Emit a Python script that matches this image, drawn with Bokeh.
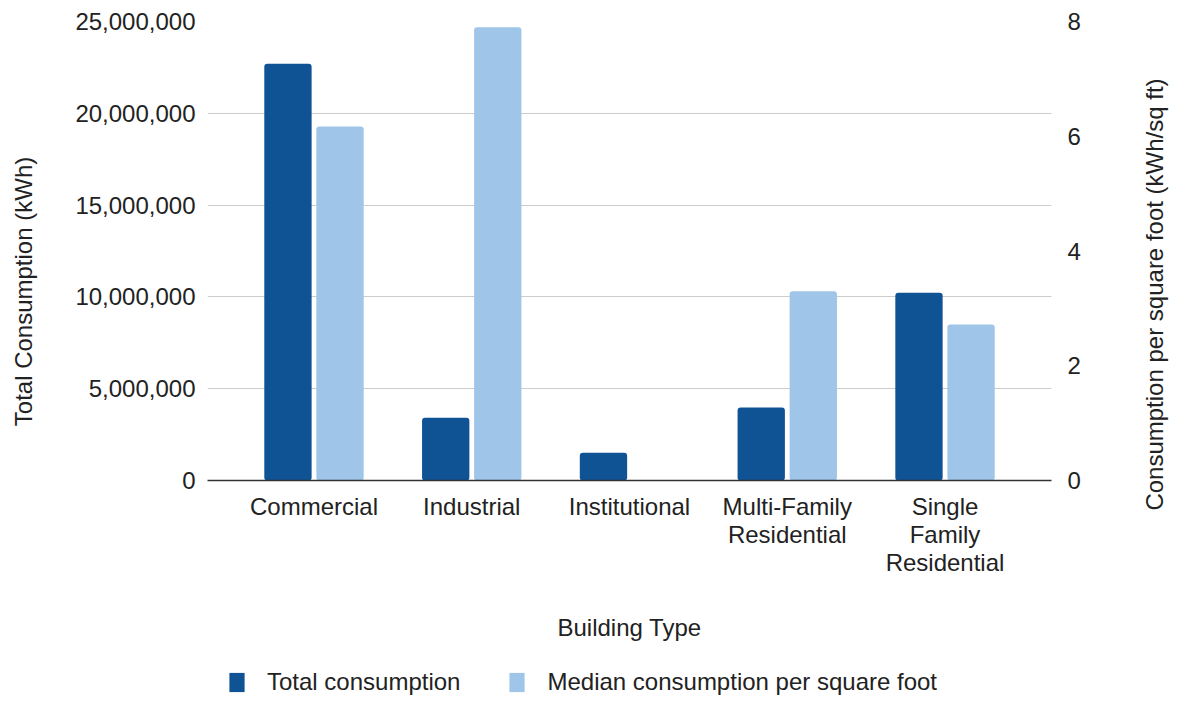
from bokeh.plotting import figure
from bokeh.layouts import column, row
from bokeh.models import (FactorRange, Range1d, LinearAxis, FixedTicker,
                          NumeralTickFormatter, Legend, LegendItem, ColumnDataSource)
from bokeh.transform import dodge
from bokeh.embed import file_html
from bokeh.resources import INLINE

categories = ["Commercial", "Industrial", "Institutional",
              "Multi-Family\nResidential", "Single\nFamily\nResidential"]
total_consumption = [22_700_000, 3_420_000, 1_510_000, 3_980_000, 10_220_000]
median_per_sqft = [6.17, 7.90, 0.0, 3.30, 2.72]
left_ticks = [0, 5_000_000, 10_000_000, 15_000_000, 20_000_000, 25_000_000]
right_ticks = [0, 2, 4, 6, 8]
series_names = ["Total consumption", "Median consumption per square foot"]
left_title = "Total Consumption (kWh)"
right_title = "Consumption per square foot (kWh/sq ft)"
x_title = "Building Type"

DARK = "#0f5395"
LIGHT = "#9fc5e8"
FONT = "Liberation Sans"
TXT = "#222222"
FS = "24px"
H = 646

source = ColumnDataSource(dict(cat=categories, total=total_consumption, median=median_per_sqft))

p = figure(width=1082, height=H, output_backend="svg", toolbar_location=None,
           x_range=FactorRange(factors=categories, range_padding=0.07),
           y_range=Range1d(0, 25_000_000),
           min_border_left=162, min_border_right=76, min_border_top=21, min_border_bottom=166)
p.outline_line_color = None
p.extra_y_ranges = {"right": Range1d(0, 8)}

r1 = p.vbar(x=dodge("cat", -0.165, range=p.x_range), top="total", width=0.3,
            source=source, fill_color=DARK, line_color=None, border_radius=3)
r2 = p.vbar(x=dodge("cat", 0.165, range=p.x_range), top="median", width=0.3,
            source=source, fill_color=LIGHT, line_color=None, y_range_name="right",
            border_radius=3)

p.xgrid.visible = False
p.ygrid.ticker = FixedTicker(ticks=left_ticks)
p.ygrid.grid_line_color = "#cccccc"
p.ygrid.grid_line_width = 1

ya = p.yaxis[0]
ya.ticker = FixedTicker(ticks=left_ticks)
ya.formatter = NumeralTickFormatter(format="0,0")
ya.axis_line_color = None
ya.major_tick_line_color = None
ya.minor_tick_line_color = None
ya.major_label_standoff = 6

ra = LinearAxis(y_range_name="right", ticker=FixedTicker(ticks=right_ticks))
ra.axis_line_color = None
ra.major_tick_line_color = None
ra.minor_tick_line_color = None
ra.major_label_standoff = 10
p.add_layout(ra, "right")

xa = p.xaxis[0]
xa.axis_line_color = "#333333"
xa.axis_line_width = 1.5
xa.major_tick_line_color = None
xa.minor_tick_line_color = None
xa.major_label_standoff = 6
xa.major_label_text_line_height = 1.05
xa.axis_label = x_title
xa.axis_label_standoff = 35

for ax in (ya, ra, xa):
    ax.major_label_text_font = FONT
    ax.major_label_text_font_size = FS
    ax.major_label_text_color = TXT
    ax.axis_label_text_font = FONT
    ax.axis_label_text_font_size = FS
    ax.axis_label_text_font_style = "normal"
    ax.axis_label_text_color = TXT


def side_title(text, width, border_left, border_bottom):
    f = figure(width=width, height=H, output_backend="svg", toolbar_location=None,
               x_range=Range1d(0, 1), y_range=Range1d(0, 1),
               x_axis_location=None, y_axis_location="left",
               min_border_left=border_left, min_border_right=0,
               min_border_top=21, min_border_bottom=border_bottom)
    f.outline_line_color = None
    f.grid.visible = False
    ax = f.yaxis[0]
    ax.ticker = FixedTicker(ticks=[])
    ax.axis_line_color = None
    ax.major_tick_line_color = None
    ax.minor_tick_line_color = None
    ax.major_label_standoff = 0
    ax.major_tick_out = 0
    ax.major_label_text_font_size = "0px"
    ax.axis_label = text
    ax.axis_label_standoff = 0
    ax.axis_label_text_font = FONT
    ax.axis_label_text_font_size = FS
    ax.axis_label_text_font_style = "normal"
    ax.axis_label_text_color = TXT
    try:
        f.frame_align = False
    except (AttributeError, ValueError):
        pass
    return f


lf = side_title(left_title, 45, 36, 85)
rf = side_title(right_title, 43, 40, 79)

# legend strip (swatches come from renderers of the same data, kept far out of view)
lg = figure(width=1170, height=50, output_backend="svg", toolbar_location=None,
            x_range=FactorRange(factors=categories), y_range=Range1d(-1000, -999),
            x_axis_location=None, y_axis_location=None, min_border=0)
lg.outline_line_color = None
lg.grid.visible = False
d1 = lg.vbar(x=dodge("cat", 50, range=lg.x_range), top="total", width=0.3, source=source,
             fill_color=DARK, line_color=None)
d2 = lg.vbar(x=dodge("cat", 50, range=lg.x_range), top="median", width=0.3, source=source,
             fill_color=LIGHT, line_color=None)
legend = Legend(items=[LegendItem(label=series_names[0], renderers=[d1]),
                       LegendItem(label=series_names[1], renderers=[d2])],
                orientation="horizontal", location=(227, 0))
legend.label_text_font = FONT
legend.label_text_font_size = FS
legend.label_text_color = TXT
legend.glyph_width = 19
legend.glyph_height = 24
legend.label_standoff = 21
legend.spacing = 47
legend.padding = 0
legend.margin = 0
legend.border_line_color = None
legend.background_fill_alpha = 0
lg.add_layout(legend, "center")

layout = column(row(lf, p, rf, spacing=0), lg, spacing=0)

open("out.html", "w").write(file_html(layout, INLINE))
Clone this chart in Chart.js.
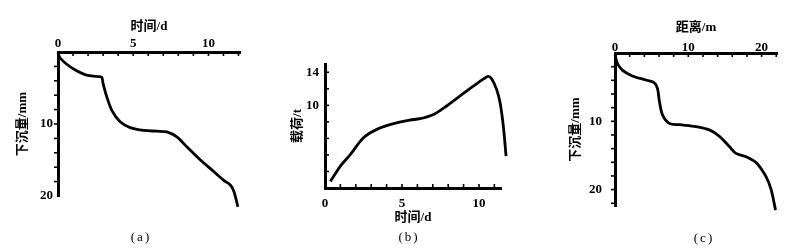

◆ **What needs to be done**
Select from the material above each line in which the string "this" appears, and list those lines.

◆ **Answer for the task**
Emit a Python script that matches this image, drawn with Bokeh.
Clone this chart in Chart.js.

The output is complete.